Dr. K. Rajan, former professor, Department of History, Central University, Pondicherry, calls Dr. Nagaswamy “a one-man army”. “He was not a table academic but a foot soldier who travelled to every nook and corner of Tamil Nadu.”

All these scholars agree that it was Dr. Nagaswamy who “trained and groomed the first generation of a devoted band of epigraphists,” who would later become the pillars of the department. All of that generation have retired from service now, leaving a great void. It was Dr. Nagaswamy who founded the Institute of Epigraphy, under the aegis of the TNSDA, to organise a one-year post-graduate diploma course in epigraphy for students of Archaeology, History and Tamil Literature. After they finished their course, they were employed in the department. He organised summer courses in epigraphy for school teachers, who later fanned out across Tamil Nadu to discover hundreds of inscriptions.

Some of Dr. Nagaswamy’s outstanding achievements during his directorship, according to Dr. Subbarayalu, were the survey and publication of hero-stone inscriptions from the Chengam area in Tiruvannamalai district. This initiated the publication of a series of district-wise volumes of inscriptions, and later, the discoveries of the Tamil-Brahmi inscription at Jambai, and the Poolangurichi Vattezhuttu inscription.

He encouraged the late and renowned epigraphist Iravatham Mahadevan, and collaborated with him in the study of Tamil-Brahmi inscriptions. Mention should be made of his collaboration with Professor Francois Gros of the French Institute of Pondicherry in making a fresh survey of Uttiramerur and publishing a monograph in French of the place.
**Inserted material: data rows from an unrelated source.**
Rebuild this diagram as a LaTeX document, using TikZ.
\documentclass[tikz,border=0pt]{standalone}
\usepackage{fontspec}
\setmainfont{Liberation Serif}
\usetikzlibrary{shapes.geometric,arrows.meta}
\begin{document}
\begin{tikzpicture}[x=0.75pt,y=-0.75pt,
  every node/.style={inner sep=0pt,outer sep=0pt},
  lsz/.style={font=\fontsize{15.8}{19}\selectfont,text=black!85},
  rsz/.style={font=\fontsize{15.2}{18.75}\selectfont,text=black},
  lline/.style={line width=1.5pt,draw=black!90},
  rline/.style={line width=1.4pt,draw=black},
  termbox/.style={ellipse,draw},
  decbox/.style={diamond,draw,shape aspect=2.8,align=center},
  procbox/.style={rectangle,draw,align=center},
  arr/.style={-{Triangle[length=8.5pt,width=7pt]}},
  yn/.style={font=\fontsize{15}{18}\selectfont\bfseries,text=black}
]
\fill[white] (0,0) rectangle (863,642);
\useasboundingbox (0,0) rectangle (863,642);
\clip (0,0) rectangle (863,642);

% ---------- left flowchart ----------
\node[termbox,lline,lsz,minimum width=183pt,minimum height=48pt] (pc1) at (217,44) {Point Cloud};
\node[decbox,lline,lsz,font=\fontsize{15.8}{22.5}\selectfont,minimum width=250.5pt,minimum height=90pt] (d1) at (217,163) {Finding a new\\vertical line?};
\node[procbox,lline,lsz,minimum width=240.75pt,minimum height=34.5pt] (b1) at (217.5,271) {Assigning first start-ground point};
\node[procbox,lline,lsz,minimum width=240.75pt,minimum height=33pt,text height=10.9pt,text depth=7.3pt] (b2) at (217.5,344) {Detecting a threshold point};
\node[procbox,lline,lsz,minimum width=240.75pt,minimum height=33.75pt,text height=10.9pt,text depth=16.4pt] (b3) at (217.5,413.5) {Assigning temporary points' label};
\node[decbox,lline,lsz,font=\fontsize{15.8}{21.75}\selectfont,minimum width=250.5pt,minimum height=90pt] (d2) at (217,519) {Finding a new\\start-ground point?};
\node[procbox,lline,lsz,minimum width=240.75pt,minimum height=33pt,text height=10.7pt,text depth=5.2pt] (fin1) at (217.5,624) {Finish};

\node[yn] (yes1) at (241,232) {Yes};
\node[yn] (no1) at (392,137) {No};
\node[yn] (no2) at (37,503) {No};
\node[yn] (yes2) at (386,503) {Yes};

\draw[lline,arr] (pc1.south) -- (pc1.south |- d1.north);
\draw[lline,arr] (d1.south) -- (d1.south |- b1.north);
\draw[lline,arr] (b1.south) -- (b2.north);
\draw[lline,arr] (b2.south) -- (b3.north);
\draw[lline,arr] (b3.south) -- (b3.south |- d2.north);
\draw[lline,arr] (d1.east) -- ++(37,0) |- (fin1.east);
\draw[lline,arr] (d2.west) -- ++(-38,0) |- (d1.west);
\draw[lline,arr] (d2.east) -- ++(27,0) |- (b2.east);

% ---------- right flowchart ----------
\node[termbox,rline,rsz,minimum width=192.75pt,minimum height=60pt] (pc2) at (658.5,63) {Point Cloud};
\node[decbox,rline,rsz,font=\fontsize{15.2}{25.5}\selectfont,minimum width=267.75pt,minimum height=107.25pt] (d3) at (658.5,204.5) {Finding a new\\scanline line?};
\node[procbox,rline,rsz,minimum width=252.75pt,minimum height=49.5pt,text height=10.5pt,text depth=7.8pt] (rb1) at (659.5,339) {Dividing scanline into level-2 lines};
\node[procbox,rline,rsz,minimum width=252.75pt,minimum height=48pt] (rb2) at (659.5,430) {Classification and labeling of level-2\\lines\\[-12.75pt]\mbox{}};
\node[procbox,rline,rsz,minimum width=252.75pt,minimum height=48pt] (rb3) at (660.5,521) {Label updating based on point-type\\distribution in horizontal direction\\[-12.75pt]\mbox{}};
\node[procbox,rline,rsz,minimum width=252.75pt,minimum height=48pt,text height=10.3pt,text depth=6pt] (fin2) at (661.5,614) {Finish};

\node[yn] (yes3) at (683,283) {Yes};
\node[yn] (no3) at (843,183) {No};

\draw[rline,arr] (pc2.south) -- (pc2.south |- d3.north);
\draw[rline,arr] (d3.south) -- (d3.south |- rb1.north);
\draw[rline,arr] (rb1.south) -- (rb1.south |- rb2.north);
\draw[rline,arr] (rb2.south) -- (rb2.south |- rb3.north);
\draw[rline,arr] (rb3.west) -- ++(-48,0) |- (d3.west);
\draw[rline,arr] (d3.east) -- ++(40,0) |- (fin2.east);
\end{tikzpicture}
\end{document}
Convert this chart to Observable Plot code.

Dr. Nagaswamy was a street fighter, who revelled in academic controversies. He insisted that a “study of the Pallava inscriptions has established that all the monuments of Mamallapuram were Rajasimha’s creations.” Other researchers argued that they were built by Narasimhavarman I, Parameswaravarman I, and Rajasimhan. Many of the books he wrote had controversial findings.

Yet, as Dr. Rajan noted, “We have lost one of the illustrious sons of Indian archaeology.”

The Chennai-based writer is an independent journalist.